More about Amazing Grace (£10), 150 fascinating years of worship and outreach at Whitehouse Presbyterian Church FaceBook or 028 9036 9852
The Marie Keating Foundation has just launched its latest fundraising venture. This foundation was established 20 years ago when Marie lost her life to cancer. In ’94 she experienced pain in her breast, mastitis was diagnosed and she was given antibiotics but the pain persisted and she discovered a lump – it was cancer. There were complications but after a mastectomy and chemotherapy she was told the cancer was gone. Sadly that wasn’t so. At 51 years of age, Marie died. Her husband Gerry, son Ronan and her family determined to remember her in a very practical way and set up the foundation to raise awareness and educate people to the signs of cancer and the treatments.
Today it’s one of the leading cancer charities in Ireland needing £1m every year to keep their mobile units on the road, school awareness programmes, the comfort fund, advice for both men and women so fund raising is vital. People have public leg waxing, golf classics, the grandeur of the prestigious Emeralds & Ivy Ball linking with Cancer Research UK. Pop star Ronan Keating walked 420 miles from Giant’s Causeway to County Cork with money raised in Northern Ireland going to Action Cancer while funds collected in the RoI going to the foundation. And last week Ronan launched their latest fund raiser. He and his wife Storm have arranged to link the Marie Keating Foundation with Irish Pride bread! The new ‘Hi-Fibre Plus Pink Loaf’ contains important vitamins and minerals, is low in sugar and fat and best of all for every pink loaf sold, Irish Pride will make a donation to the Marie Keating Foundation.
“This will be crucial in helping us fulfil our mission of ‘Making Cancer less Frightening by Enlightening’ and work towards a world free from the fear of cancer” said Ronan, Patron of the Marie Keating Foundation.

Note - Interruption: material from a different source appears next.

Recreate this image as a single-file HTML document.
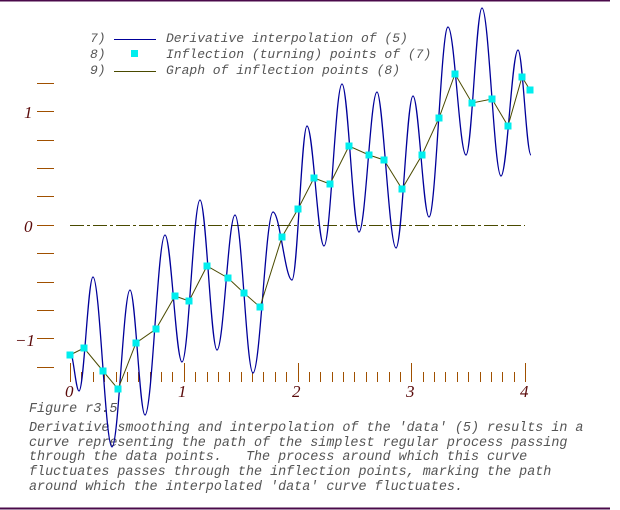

Last week BBC presenter Bill Turnbull said he feels stupid because he didn’t consult the doctor and his prostate cancer has spread to his bones, so raising the profile is vital. Marie Keating died because she did not know enough about cancer and the importance of early detection. If she and Bill Turnbull had understood their symptoms and if they’d been treated earlier Marie would be alive today and Bill in better shape.
Ronan’s advice: “If you have any concerns about cancer, please see your GP immediately. Take Care.”